↓↓↓

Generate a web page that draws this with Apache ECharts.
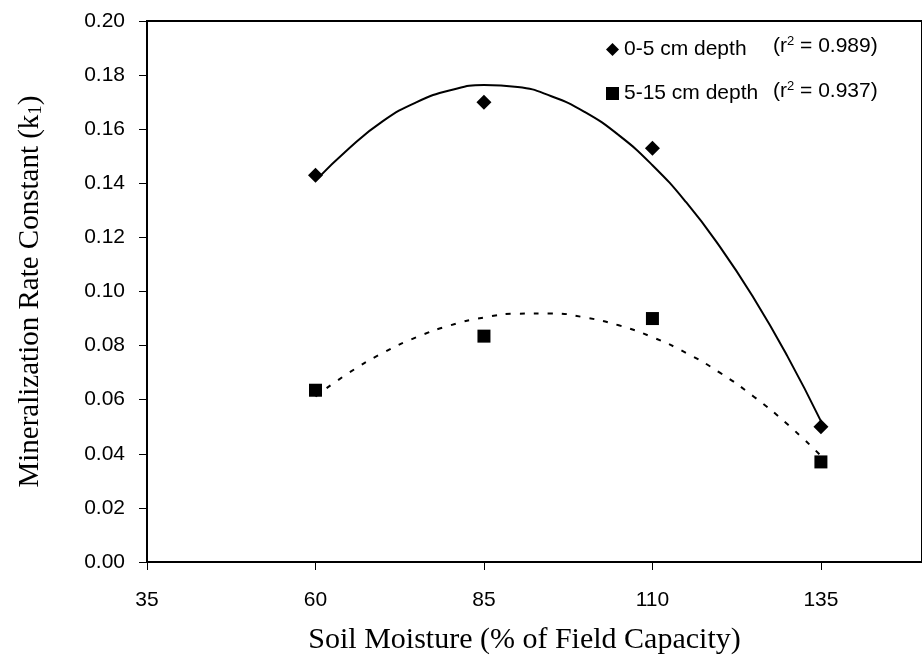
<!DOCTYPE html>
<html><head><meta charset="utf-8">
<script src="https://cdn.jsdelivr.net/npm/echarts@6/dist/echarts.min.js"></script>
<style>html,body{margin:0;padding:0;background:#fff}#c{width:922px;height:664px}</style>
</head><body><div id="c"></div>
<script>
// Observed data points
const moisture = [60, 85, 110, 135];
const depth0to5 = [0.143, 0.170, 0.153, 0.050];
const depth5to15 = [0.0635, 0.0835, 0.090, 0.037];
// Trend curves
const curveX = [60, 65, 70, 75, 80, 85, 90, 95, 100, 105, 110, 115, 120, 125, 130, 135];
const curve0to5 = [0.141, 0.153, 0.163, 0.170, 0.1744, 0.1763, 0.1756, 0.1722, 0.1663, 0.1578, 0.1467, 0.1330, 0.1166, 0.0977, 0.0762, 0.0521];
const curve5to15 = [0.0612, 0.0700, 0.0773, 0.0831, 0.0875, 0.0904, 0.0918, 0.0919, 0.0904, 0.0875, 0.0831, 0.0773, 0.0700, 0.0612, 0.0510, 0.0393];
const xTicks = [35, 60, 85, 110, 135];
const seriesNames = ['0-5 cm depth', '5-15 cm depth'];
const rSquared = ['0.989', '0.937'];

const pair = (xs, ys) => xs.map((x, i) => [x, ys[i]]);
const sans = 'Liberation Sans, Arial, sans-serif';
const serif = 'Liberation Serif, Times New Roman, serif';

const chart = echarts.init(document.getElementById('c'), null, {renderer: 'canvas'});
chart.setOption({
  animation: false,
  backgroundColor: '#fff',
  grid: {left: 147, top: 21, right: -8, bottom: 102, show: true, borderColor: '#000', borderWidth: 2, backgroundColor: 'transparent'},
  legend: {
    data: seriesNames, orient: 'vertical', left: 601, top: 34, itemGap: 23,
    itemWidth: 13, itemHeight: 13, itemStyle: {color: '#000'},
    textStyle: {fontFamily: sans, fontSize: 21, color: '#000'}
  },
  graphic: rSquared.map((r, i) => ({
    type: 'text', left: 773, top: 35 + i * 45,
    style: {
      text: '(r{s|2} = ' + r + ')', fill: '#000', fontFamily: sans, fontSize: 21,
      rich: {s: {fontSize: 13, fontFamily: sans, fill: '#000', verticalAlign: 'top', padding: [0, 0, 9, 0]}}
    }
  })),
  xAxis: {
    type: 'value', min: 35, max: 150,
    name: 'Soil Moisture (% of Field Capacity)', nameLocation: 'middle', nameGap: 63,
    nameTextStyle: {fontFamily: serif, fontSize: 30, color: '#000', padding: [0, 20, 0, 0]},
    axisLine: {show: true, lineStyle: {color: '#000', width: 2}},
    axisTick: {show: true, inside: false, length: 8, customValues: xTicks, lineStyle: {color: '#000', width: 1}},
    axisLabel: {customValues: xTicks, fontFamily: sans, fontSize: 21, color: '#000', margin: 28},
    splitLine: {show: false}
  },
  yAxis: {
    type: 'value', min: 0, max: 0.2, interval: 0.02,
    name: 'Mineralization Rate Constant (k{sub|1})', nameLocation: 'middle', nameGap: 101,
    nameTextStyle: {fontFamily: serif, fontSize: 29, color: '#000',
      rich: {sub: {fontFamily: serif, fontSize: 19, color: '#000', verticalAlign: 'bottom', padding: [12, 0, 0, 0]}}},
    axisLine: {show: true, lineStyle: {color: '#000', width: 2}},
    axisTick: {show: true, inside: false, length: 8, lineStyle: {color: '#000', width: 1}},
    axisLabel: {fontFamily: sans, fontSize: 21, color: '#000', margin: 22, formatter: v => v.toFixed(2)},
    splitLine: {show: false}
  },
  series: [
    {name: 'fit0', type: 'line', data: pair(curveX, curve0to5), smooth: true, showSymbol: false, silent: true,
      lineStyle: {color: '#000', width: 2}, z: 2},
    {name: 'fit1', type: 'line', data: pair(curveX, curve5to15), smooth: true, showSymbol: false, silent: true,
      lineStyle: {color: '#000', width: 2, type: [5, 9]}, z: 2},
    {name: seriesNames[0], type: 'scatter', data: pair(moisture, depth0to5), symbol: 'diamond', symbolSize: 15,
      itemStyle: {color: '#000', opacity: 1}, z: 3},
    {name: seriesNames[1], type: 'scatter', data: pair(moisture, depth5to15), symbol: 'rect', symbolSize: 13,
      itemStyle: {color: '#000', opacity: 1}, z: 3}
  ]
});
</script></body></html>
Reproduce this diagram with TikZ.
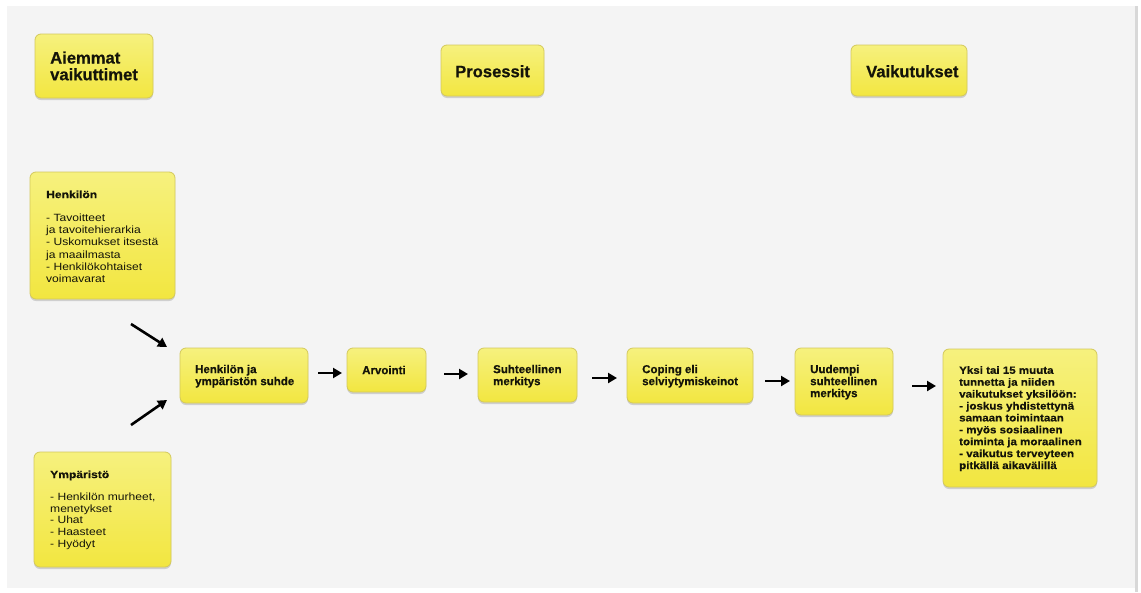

↑↑↑

■ Given task
Give the entries again word for word, but skip the pictures.

■ Response to this exercise
Generate a web page that draws this with Apache ECharts.
<!DOCTYPE html>
<html><head><meta charset="utf-8">
<script src="https://cdn.jsdelivr.net/npm/echarts@6/dist/echarts.min.js"></script>
<style>html,body{margin:0;padding:0;background:#fff}#c{width:922px;height:664px}</style>
</head><body><div id="c"></div>
<script>
// Observed data points
const moisture = [60, 85, 110, 135];
const depth0to5 = [0.143, 0.170, 0.153, 0.050];
const depth5to15 = [0.0635, 0.0835, 0.090, 0.037];
// Trend curves
const curveX = [60, 65, 70, 75, 80, 85, 90, 95, 100, 105, 110, 115, 120, 125, 130, 135];
const curve0to5 = [0.141, 0.153, 0.163, 0.170, 0.1744, 0.1763, 0.1756, 0.1722, 0.1663, 0.1578, 0.1467, 0.1330, 0.1166, 0.0977, 0.0762, 0.0521];
const curve5to15 = [0.0612, 0.0700, 0.0773, 0.0831, 0.0875, 0.0904, 0.0918, 0.0919, 0.0904, 0.0875, 0.0831, 0.0773, 0.0700, 0.0612, 0.0510, 0.0393];
const xTicks = [35, 60, 85, 110, 135];
const seriesNames = ['0-5 cm depth', '5-15 cm depth'];
const rSquared = ['0.989', '0.937'];

const pair = (xs, ys) => xs.map((x, i) => [x, ys[i]]);
const sans = 'Liberation Sans, Arial, sans-serif';
const serif = 'Liberation Serif, Times New Roman, serif';

const chart = echarts.init(document.getElementById('c'), null, {renderer: 'canvas'});
chart.setOption({
  animation: false,
  backgroundColor: '#fff',
  grid: {left: 147, top: 21, right: -8, bottom: 102, show: true, borderColor: '#000', borderWidth: 2, backgroundColor: 'transparent'},
  legend: {
    data: seriesNames, orient: 'vertical', left: 601, top: 34, itemGap: 23,
    itemWidth: 13, itemHeight: 13, itemStyle: {color: '#000'},
    textStyle: {fontFamily: sans, fontSize: 21, color: '#000'}
  },
  graphic: rSquared.map((r, i) => ({
    type: 'text', left: 773, top: 35 + i * 45,
    style: {
      text: '(r{s|2} = ' + r + ')', fill: '#000', fontFamily: sans, fontSize: 21,
      rich: {s: {fontSize: 13, fontFamily: sans, fill: '#000', verticalAlign: 'top', padding: [0, 0, 9, 0]}}
    }
  })),
  xAxis: {
    type: 'value', min: 35, max: 150,
    name: 'Soil Moisture (% of Field Capacity)', nameLocation: 'middle', nameGap: 63,
    nameTextStyle: {fontFamily: serif, fontSize: 30, color: '#000', padding: [0, 20, 0, 0]},
    axisLine: {show: true, lineStyle: {color: '#000', width: 2}},
    axisTick: {show: true, inside: false, length: 8, customValues: xTicks, lineStyle: {color: '#000', width: 1}},
    axisLabel: {customValues: xTicks, fontFamily: sans, fontSize: 21, color: '#000', margin: 28},
    splitLine: {show: false}
  },
  yAxis: {
    type: 'value', min: 0, max: 0.2, interval: 0.02,
    name: 'Mineralization Rate Constant (k{sub|1})', nameLocation: 'middle', nameGap: 101,
    nameTextStyle: {fontFamily: serif, fontSize: 29, color: '#000',
      rich: {sub: {fontFamily: serif, fontSize: 19, color: '#000', verticalAlign: 'bottom', padding: [12, 0, 0, 0]}}},
    axisLine: {show: true, lineStyle: {color: '#000', width: 2}},
    axisTick: {show: true, inside: false, length: 8, lineStyle: {color: '#000', width: 1}},
    axisLabel: {fontFamily: sans, fontSize: 21, color: '#000', margin: 22, formatter: v => v.toFixed(2)},
    splitLine: {show: false}
  },
  series: [
    {name: 'fit0', type: 'line', data: pair(curveX, curve0to5), smooth: true, showSymbol: false, silent: true,
      lineStyle: {color: '#000', width: 2}, z: 2},
    {name: 'fit1', type: 'line', data: pair(curveX, curve5to15), smooth: true, showSymbol: false, silent: true,
      lineStyle: {color: '#000', width: 2, type: [5, 9]}, z: 2},
    {name: seriesNames[0], type: 'scatter', data: pair(moisture, depth0to5), symbol: 'diamond', symbolSize: 15,
      itemStyle: {color: '#000', opacity: 1}, z: 3},
    {name: seriesNames[1], type: 'scatter', data: pair(moisture, depth5to15), symbol: 'rect', symbolSize: 13,
      itemStyle: {color: '#000', opacity: 1}, z: 3}
  ]
});
</script></body></html>
Reproduce this diagram with TikZ.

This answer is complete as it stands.